The more seasoned tend to focus more on the flexibility needed to mitigate problems that occur from business process failures, such as when a cooperative environment becomes adversarial, which necessarily occurs when trust breaks down with loss, deception, or a breaking of expectations on one parties part. This phase change of environment, and the criteria is rarely reflected or touched on in the BC/DR plans; at least the ones that I've seen. The ones I've been responsible for drafting often include a gap analysis taking into account the dependencies, stakeholder thoughts, and criteria between the two proposed environments, along with contingencies.
This should includes legal obviously to hold people to account when they fail in their obligations but even that is often not enough today. Legal often costs more than simply taking the loss and walking away absent a few specific circumstances.
This youthful tendency is what makes me cringe. The worst disasters I've seen were readily predictable to someone with knowledge of the underlying business mechanics, and how those business failures would lead to inevitable technical problems with few if any technical resolutions.
If you were co-locating on your own equipment with physical data center access I'd have cut you a lot more slack, but it didn't seem like you are from your other responses.

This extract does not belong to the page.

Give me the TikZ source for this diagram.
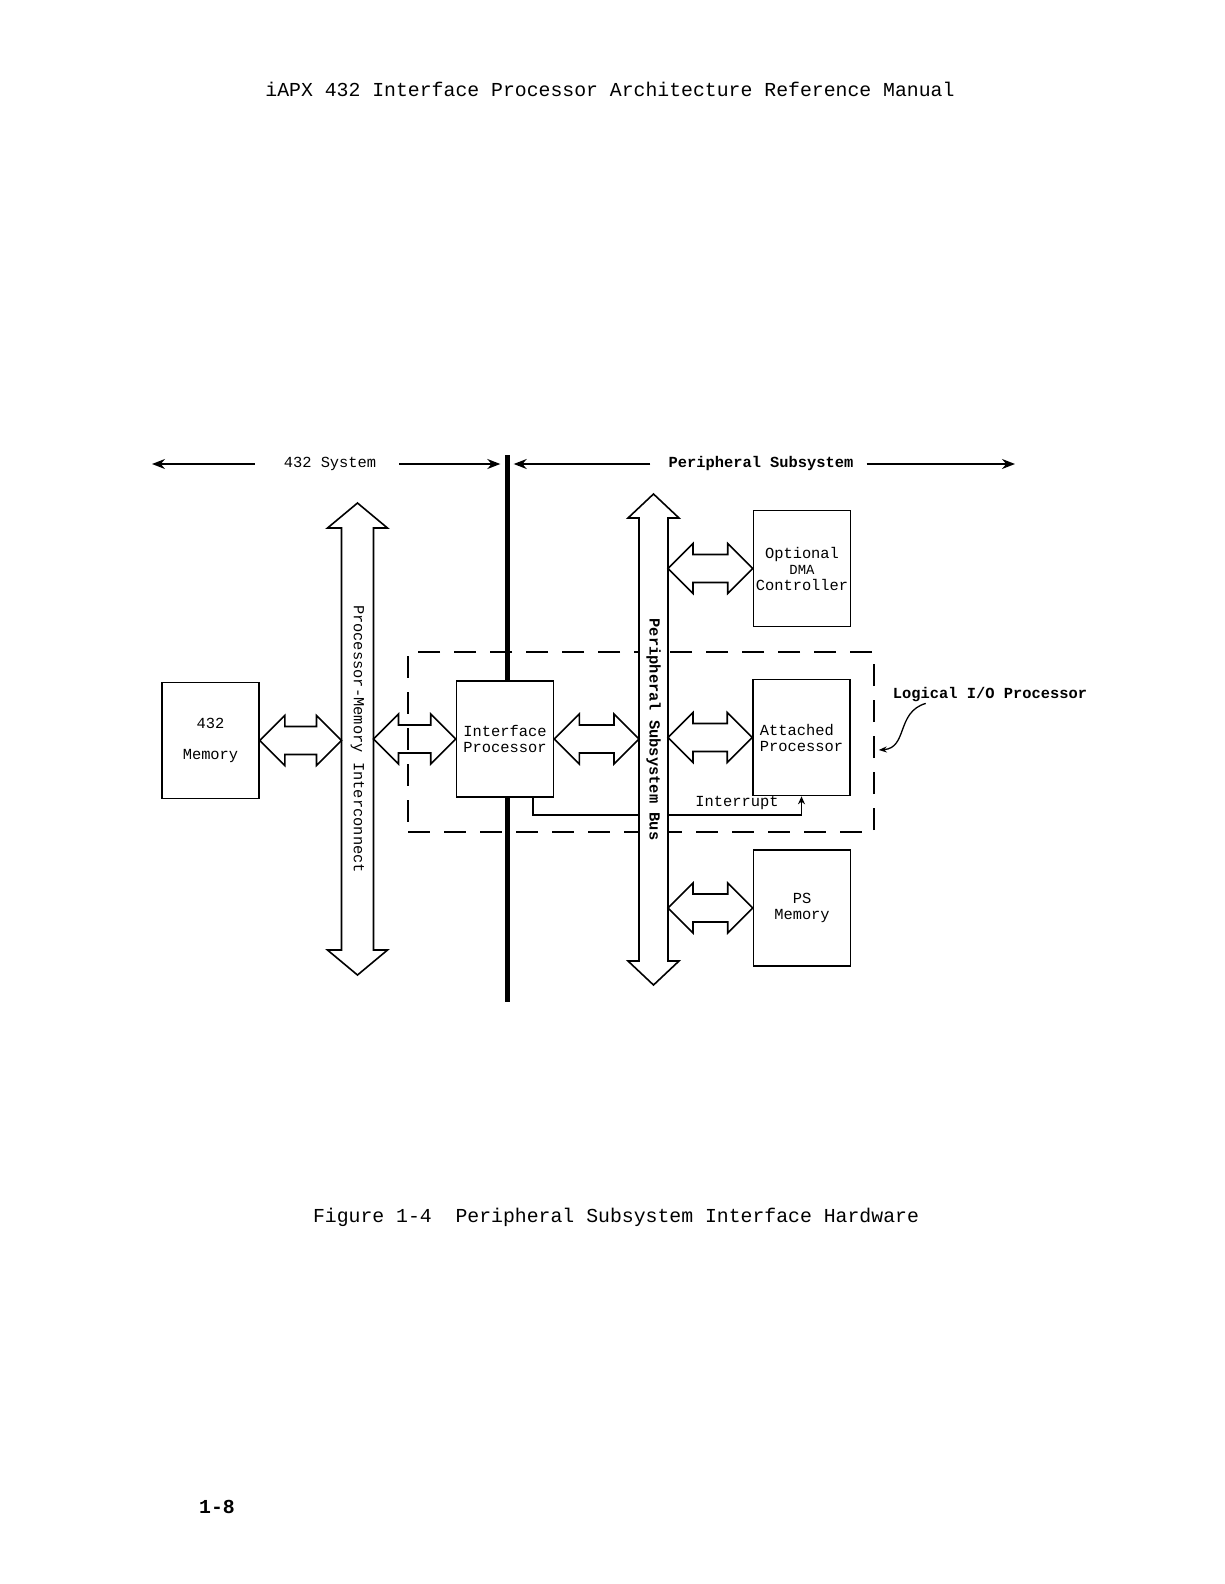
\documentclass[tikz,border=0pt]{standalone}
\usepackage{fontspec}
\usepackage{tikz}
\usetikzlibrary{arrows.meta,calc}
\newfontfamily\tw{Liberation Mono}
\newcommand{\dfont}{\tw\fontsize{15.4pt}{16pt}\selectfont}
\newcommand{\pgfont}{\tw\fontsize{19.8pt}{22pt}\selectfont}
\tikzset{
  blk/.style   = {rectangle, draw, line width=1.6pt, fill=white,
                  minimum width=97pt, minimum height=116pt,
                  inner sep=1pt, align=center, font=\dfont},
  shaft/.style = {rectangle, inner sep=0pt, outer sep=0pt},
  fat/.style   = {draw, line width=1.6pt, line join=miter},
  busfat/.style= {fat, fill=white},
  bar/.style   = {rectangle, fill=black, inner sep=0pt,
                  minimum width=5pt, minimum height=547pt},
  lio/.style   = {rectangle, draw, line width=1.6pt, inner sep=0pt,
                  dash pattern=on 22pt off 14pt,
                  minimum width=466pt, minimum height=180pt},
  hdr/.style   = {-{Stealth[length=13pt,width=10pt]}, line width=1.6pt},
  irq/.style   = {-{Stealth[length=8pt,width=7pt]}, line width=1.4pt},
  curly/.style = {-{Stealth[length=8pt,width=6pt]}, line width=1.3pt},
  lbl/.style   = {font=\dfont, inner sep=1pt},
  pg/.style    = {font=\pgfont, inner sep=1pt},
}
\newcommand{\hfat}[2]{\draw[fat] let \p1=(#1), \p2=(#2) in
  (\x1,\y1) -- (\x1+25pt,\y1+25pt) -- (\x1+25pt,\y1+14pt) --
  (\x2-25pt,\y1+14pt) -- (\x2-25pt,\y1+25pt) -- (\x2,\y1) --
  (\x2-25pt,\y1-25pt) -- (\x2-25pt,\y1-14pt) --
  (\x1+25pt,\y1-14pt) -- (\x1+25pt,\y1-25pt) -- cycle;}
\newcommand{\vfat}[3]{\draw[busfat] (#1.north west) --
  ([xshift=-#3pt]#1.north west) -- ([yshift=#2pt]#1.north) --
  ([xshift=#3pt]#1.north east) -- (#1.north east) -- (#1.south east) --
  ([xshift=#3pt]#1.south east) -- ([yshift=-#2pt]#1.south) --
  ([xshift=-#3pt]#1.south west) -- (#1.south west) -- cycle;}

\begin{document}
\begin{tikzpicture}[x=1pt,y=-1pt]
  \useasboundingbox (0,0) rectangle (1224,1584);
  \node[pg] (ttl) at (610,89)
    {iAPX 432 Interface Processor Architecture Reference Manual};

  \node[lio] (lio) at (641,742) {};
  \node[bar] (bar) at (507,728.5) {};

  \node[lbl] (sys) at (330,464) {432 System};
  \node[lbl, font=\dfont\bfseries] (pss) at (761,464) {Peripheral Subsystem};
  \coordinate (sysl) at (152,464);
  \coordinate (pssr) at (1015,464);
  \draw[hdr] ([xshift=-28pt]sys.west) -- (sysl);
  \draw[hdr, shorten >=4pt] ([xshift=22pt]sys.east) -- (sys.east -| bar.west);
  \draw[hdr, shorten >=4pt] ([xshift=-17pt]pss.west) -- (pss.west -| bar.east);
  \draw[hdr] ([xshift=12pt]pss.east) -- (pssr);

  \node[blk] (mem) at (210.5,740.5) {432\\[15pt]Memory};
  \node[blk] (ip)  at (505,739) {Interface\\Processor};
  \node[blk] (dma) at (802,568.5)
    {Optional\\{\fontsize{13.9pt}{16pt}\selectfont DMA}\\Controller};
  \node[blk, align=left] (att) at (801.5,737.5) {Attached\\Processor};
  \node[blk] (psm) at (802,908) {PS\\Memory};

  \draw[irq] ([xshift=28pt]ip.south) -- ++(0,17) -| (att.south);
  \node[lbl] (irqlbl) at (737,803) {Interrupt};

  % the two buses, drawn white over the crossing lines
  \node[shaft, minimum width=32pt, minimum height=422pt] (pmi) at (357.5,739) {};
  \node[shaft, minimum width=29pt, minimum height=443pt] (psb) at (653.5,739.5) {};
  \vfat{pmi}{25}{14}
  \vfat{psb}{24}{11}
  \node[lbl, rotate=-90] (pmilbl) at (pmi.center) {Processor-Memory Interconnect};
  \node[lbl, rotate=-90, font=\dfont\bfseries] (psblbl) at ([yshift=10pt]psb.center)
    {Peripheral Subsystem Bus};

  \hfat{mem.east}{mem.east -| pmi.west}
  \hfat{pmi.east |- ip.west}{ip.west}
  \hfat{ip.east}{ip.east -| psb.west}
  \hfat{psb.east |- dma.west}{dma.west}
  \hfat{psb.east |- att.west}{att.west}
  \hfat{psb.east |- psm.west}{psm.west}

  \node[lbl, font=\dfont\bfseries] (lioname) at (990,695) {Logical I/O Processor};
  \draw[curly] ([xshift=34pt]lioname.south west) .. controls (896,712) and (908,748)
    .. ([xshift=4pt,yshift=-8pt]lio.east);

  \node[pg] (cap) at (616,1217)
    {Figure 1-4\ \ Peripheral Subsystem Interface Hardware};
  \node[pg, font=\pgfont\bfseries] (pgno) at (217,1507) {1-8};
\end{tikzpicture}
\end{document}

There are ways to mitigate counter-party risk while receiving the hosting you need. Compromises in apples to oranges services given the opaque landscape rarely paint an objective view, which is why a healthy amount of skepticism and disagreement is needed to ensure you didn't miss something important.
There's an important difference between constructive criticism intended to reduce adverse cost and consequence, and criticisms that simply aren't based in reality.
The majority of people on HN these days don't seem capable of making that important distinction in aggregate. My relatively tame reply was downvoted by more than 10 people.
These people by their actions want you to fail by depriving you of feedback you can act on.